### Work instructions
Pull every line containing "this" from the entries.

--- START OF Record excerpts ---

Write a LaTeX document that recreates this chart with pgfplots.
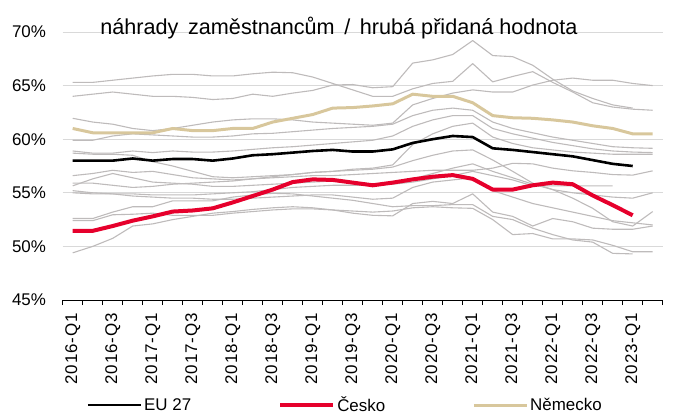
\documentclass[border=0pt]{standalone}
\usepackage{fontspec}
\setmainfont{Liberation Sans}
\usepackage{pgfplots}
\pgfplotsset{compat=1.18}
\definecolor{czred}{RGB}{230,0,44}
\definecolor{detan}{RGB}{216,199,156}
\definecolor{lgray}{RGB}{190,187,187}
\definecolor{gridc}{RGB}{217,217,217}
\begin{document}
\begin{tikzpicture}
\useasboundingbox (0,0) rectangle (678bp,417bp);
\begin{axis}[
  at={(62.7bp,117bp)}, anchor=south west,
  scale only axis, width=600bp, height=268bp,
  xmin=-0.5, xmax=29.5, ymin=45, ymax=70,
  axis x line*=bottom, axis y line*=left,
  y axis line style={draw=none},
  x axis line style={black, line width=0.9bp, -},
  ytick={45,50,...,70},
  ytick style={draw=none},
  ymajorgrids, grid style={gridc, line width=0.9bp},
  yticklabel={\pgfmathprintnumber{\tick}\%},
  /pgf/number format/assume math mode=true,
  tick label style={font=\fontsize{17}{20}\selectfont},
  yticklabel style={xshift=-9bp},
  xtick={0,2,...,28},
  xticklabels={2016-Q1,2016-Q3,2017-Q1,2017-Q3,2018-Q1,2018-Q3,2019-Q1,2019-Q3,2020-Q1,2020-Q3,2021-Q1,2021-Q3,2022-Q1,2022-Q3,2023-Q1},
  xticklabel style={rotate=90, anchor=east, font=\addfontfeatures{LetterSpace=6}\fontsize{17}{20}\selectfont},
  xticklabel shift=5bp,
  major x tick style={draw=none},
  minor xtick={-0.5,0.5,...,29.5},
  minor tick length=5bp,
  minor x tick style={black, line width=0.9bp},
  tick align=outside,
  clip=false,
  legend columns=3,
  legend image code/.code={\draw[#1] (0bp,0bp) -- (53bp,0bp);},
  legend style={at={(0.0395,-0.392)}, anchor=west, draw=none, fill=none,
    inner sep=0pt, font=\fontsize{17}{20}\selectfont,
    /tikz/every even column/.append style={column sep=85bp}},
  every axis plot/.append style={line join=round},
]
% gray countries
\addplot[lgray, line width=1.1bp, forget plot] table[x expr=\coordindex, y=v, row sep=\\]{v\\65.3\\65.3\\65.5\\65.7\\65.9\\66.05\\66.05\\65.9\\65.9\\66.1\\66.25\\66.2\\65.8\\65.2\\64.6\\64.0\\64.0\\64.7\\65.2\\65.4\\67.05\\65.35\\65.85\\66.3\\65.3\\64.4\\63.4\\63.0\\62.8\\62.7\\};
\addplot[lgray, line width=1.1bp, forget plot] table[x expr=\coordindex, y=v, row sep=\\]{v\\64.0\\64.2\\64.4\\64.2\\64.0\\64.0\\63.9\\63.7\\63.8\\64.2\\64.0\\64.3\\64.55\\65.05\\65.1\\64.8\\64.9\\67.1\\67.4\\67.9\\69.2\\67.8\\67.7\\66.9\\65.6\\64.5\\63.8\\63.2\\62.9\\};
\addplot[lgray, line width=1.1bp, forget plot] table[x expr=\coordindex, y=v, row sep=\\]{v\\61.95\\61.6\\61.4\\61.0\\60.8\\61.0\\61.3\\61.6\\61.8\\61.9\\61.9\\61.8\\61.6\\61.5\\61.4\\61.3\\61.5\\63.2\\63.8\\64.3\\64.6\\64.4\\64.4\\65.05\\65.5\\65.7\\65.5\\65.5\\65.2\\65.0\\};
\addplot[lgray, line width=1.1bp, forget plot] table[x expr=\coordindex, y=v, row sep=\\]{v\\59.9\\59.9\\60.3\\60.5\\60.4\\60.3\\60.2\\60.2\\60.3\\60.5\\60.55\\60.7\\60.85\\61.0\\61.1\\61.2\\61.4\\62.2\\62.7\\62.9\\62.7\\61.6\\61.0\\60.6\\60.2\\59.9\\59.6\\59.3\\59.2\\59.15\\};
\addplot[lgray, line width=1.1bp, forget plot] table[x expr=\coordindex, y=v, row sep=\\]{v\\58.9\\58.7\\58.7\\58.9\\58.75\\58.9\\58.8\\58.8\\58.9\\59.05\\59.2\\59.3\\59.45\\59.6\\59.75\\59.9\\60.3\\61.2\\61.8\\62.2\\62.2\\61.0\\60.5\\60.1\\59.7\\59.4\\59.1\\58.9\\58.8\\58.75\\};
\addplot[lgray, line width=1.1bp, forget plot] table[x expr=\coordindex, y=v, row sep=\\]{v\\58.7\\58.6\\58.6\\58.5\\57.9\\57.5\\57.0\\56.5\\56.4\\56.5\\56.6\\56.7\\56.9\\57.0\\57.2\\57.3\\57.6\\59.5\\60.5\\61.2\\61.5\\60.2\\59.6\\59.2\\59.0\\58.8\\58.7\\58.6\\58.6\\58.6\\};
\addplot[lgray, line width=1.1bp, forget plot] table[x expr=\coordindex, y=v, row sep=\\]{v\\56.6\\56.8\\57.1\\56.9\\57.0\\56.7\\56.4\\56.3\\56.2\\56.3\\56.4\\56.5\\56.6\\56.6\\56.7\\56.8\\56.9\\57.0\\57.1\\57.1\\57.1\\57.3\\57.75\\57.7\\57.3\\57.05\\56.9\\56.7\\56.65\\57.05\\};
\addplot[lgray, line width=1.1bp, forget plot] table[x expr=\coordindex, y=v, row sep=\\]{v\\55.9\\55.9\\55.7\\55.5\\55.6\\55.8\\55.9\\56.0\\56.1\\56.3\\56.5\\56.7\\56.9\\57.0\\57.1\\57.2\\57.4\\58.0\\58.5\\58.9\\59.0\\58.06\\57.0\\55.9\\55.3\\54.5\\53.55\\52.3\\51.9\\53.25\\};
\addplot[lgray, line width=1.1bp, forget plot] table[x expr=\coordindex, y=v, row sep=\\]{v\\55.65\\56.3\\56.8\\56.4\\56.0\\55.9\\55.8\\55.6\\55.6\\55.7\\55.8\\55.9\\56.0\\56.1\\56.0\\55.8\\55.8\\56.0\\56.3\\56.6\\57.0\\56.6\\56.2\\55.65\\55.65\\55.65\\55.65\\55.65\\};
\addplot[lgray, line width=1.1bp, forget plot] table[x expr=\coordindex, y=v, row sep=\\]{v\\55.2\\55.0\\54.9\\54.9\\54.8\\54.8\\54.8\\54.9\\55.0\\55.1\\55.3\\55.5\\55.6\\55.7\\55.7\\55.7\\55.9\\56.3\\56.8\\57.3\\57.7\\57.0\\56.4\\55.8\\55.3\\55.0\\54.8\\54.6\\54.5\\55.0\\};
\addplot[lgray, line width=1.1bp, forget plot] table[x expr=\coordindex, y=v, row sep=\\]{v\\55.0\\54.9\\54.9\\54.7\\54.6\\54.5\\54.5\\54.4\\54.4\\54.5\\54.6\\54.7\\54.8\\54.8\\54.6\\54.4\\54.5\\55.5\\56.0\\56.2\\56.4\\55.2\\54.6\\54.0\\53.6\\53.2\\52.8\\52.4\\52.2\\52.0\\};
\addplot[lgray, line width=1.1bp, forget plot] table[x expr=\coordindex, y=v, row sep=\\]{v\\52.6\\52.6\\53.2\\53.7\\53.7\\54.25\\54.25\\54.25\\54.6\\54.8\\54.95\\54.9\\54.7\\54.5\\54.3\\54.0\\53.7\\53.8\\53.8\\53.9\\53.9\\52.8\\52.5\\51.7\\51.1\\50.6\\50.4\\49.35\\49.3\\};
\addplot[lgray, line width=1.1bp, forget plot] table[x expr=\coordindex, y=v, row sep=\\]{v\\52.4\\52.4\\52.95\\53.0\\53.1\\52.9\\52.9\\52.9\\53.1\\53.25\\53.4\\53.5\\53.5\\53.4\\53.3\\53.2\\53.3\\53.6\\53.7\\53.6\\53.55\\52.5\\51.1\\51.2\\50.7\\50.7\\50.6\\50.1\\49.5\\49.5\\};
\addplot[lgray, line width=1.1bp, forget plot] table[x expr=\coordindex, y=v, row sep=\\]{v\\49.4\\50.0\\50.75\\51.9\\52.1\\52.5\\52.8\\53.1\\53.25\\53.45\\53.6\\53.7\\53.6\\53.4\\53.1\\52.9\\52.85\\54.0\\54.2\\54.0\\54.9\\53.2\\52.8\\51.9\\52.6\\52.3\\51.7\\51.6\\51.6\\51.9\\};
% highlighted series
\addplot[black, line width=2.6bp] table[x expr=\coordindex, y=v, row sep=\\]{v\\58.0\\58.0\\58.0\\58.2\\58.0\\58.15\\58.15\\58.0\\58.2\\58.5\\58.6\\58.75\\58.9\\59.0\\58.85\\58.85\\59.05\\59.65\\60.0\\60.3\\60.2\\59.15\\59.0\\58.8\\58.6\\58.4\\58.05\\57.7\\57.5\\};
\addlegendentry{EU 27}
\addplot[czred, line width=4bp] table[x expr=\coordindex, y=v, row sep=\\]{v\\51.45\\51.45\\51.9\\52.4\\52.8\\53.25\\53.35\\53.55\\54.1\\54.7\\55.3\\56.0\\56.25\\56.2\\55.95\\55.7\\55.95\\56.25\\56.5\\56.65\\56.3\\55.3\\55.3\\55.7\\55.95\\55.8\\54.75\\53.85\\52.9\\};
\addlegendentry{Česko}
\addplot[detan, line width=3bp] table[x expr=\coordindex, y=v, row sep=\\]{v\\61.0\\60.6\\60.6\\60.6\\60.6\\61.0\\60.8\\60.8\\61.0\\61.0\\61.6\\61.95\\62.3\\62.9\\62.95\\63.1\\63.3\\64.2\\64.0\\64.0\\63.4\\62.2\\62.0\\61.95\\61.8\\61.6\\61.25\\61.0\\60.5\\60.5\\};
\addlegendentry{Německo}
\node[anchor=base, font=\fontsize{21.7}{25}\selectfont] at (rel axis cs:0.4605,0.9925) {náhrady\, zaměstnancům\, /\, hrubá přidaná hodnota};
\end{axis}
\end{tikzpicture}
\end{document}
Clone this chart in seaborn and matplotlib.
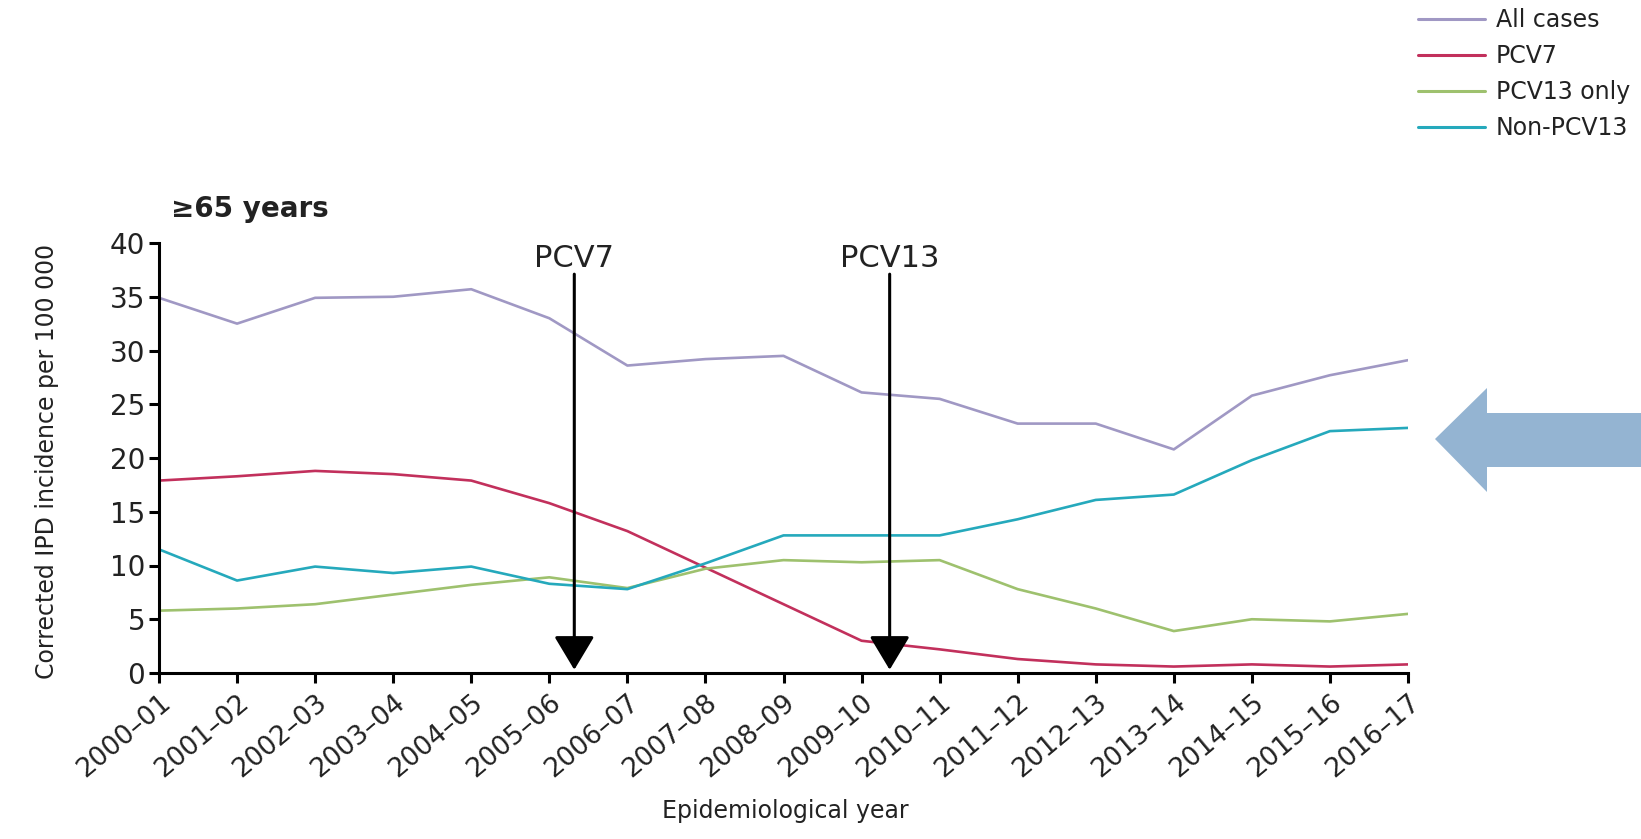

--- END OF Record excerpts ---

### Final result
Write a LaTeX document that recreates this chart with pgfplots.
Clone this chart in seaborn and matplotlib.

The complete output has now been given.